# Regenbogenanimation in GIF



## fluessig (16. Juni 2012)

Hallo Leute,

kleine Entschuldigung an alle im Voraus, falls euch beim betrachten der angehängten Animation komisch wird.

Evtl. ist Photoshop nicht das richtige Tool dafür, aber ich hoffe ihr könnt mir dann den entscheidenden Tipp dafür geben. Ich will eine gif-Animation machen wie im Anhang gezeigt. Also eine Animation, eines bewegten Objekts, über das wellenförmig Regenbogenfarben laufen.

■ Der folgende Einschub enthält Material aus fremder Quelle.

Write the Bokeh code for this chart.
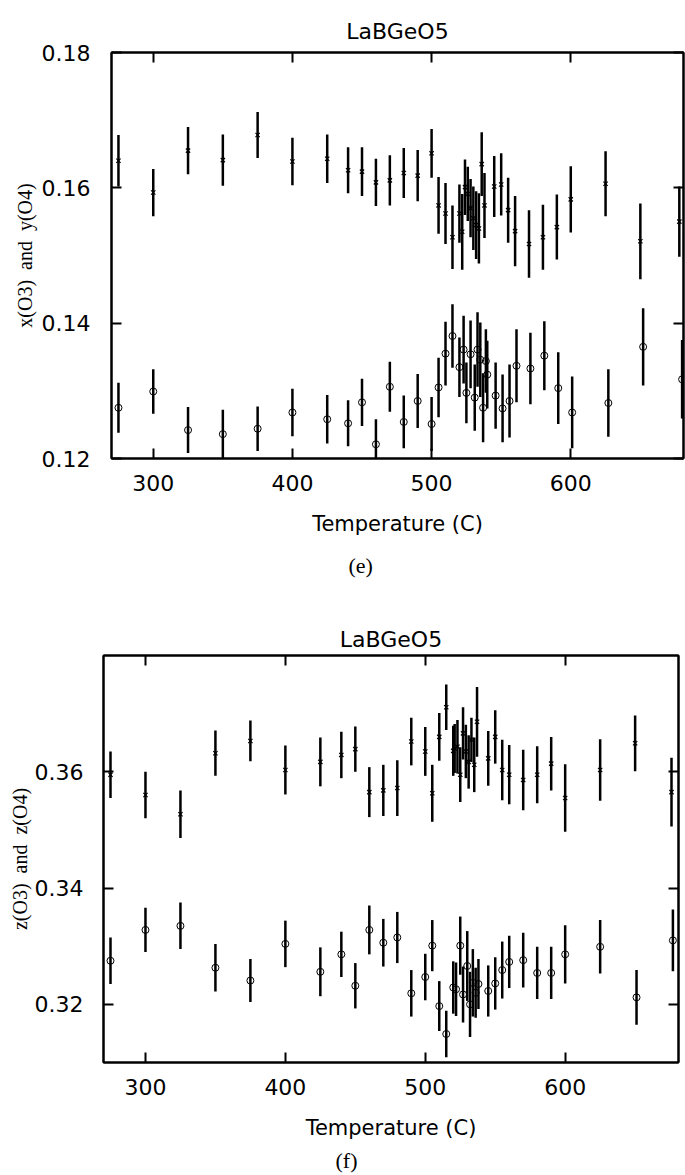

Wenn man genau hinschaut, sieht man, dass nicht nur ein Regenbogenverlauf auf einer weiteren Ebene mit entsprechender Transparenz oberhalb der eigentlichen Animation läuft, sondern, dass die Farben sich auch noch irgendwie an die Form anpassen (Siehe die Falten in der Animation). Wie bekommt man sowas hin?

Gruß
fluessig


----------



## kalterjava (17. Juni 2012)

Hi,

ich vermute, dass es mit dem radialen Verlaufswerkzeug und dem Preset Regenbogen oder so ähnlich auf einer Maskenebene animiert wurde. Dürfte mit PS durchaus umzusetzen sein.


----------



## fluessig (17. Juni 2012)

Das erklärt mir die Falten (z.B. Farben am Mund) noch nicht gut genug. Die Farbverteilung ist nicht geometrisch exact sondern eher wie bei den "Predator"-Effekten.


----------